(Collected data):

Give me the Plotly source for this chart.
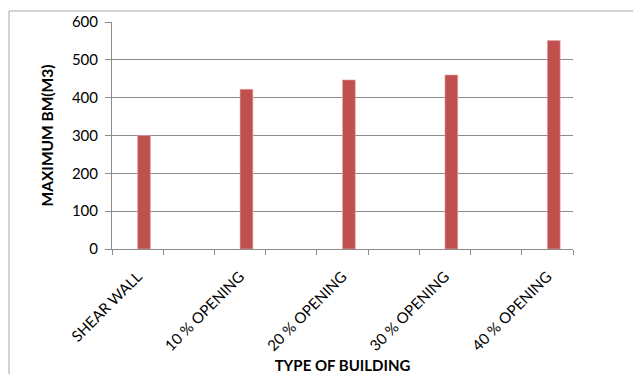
import plotly.graph_objects as go

# Building types and maximum bending moment values
building_types = ["SHEAR WALL", "10 % OPENING", "20 % OPENING", "30 % OPENING", "40 % OPENING"]
max_bm = [300, 422, 447, 460, 551]
y_ticks = [0, 100, 200, 300, 400, 500, 600]

# every other slot on the category axis is left empty
positions = [2 * i for i in range(len(building_types))]

GRID = "#8c8c8c"
FONT = "Lato, 'Open Sans', sans-serif"

fig = go.Figure()
fig.add_trace(go.Bar(
    x=positions,
    y=max_bm,
    width=0.25,
    offset=0,
    marker=dict(color="#C0504D", line=dict(color="#e8a9a7", width=0.6)),
    showlegend=False,
))

W, H = 633, 374
L, R, T, B = 112, 60, 22, 125
pw, ph = W - L - R, H - T - B

fig.update_layout(
    width=W,
    height=H,
    margin=dict(l=L, r=R, t=T, b=B),
    paper_bgcolor="white",
    plot_bgcolor="white",
    font=dict(family=FONT, size=14, color="#000000"),
    xaxis=dict(
        range=[-0.5, 8.5],
        automargin=False,
        tickmode="array",
        tickvals=positions,
        ticktext=building_types,
        tickangle=-45,
        ticks="",
        showgrid=False,
        showline=True,
        linecolor=GRID,
        linewidth=1,
        zeroline=False,
        minor=dict(tick0=-0.5, dtick=1, ticks="outside", ticklen=5,
                   tickcolor=GRID, showgrid=False),
        tickfont=dict(size=15),
        ticklabelstandoff=12,
        title=dict(text="<b>TYPE OF BUILDING</b>", font=dict(size=15), standoff=8),
    ),
    yaxis=dict(
        range=[0, 600],
        automargin=False,
        tickmode="array",
        tickvals=y_ticks,
        ticks="outside",
        ticklen=6,
        tickcolor=GRID,
        showgrid=True,
        gridcolor=GRID,
        gridwidth=1,
        showline=True,
        linecolor=GRID,
        linewidth=1,
        zeroline=False,
        tickfont=dict(size=15),
        ticklabelstandoff=4,
        title=dict(text="<b>MAXIMUM BM(M3)</b>", font=dict(size=15.5), standoff=14),
    ),
    shapes=[dict(
        type="rect", xref="paper", yref="paper",
        x0=(9 - L) / pw, x1=(W + 20 - L) / pw,
        y0=(H - B - (H + 20)) / ph, y1=(H - B - 11) / ph,
        line=dict(color="#a6a6a6", width=1),
        fillcolor="rgba(0,0,0,0)",
        layer="below",
    )],
)

fig.write_html("out.html")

(Short task): Quote, exactly and only, the lines from the first line of the data above through the line containing "pw, ph = W - L - R, H - T - B". The pictures do not belong in it.

(Answer):
Give me the Plotly source for this chart.
import plotly.graph_objects as go

# Building types and maximum bending moment values
building_types = ["SHEAR WALL", "10 % OPENING", "20 % OPENING", "30 % OPENING", "40 % OPENING"]
max_bm = [300, 422, 447, 460, 551]
y_ticks = [0, 100, 200, 300, 400, 500, 600]

# every other slot on the category axis is left empty
positions = [2 * i for i in range(len(building_types))]

GRID = "#8c8c8c"
FONT = "Lato, 'Open Sans', sans-serif"

fig = go.Figure()
fig.add_trace(go.Bar(
    x=positions,
    y=max_bm,
    width=0.25,
    offset=0,
    marker=dict(color="#C0504D", line=dict(color="#e8a9a7", width=0.6)),
    showlegend=False,
))

W, H = 633, 374
L, R, T, B = 112, 60, 22, 125
pw, ph = W - L - R, H - T - B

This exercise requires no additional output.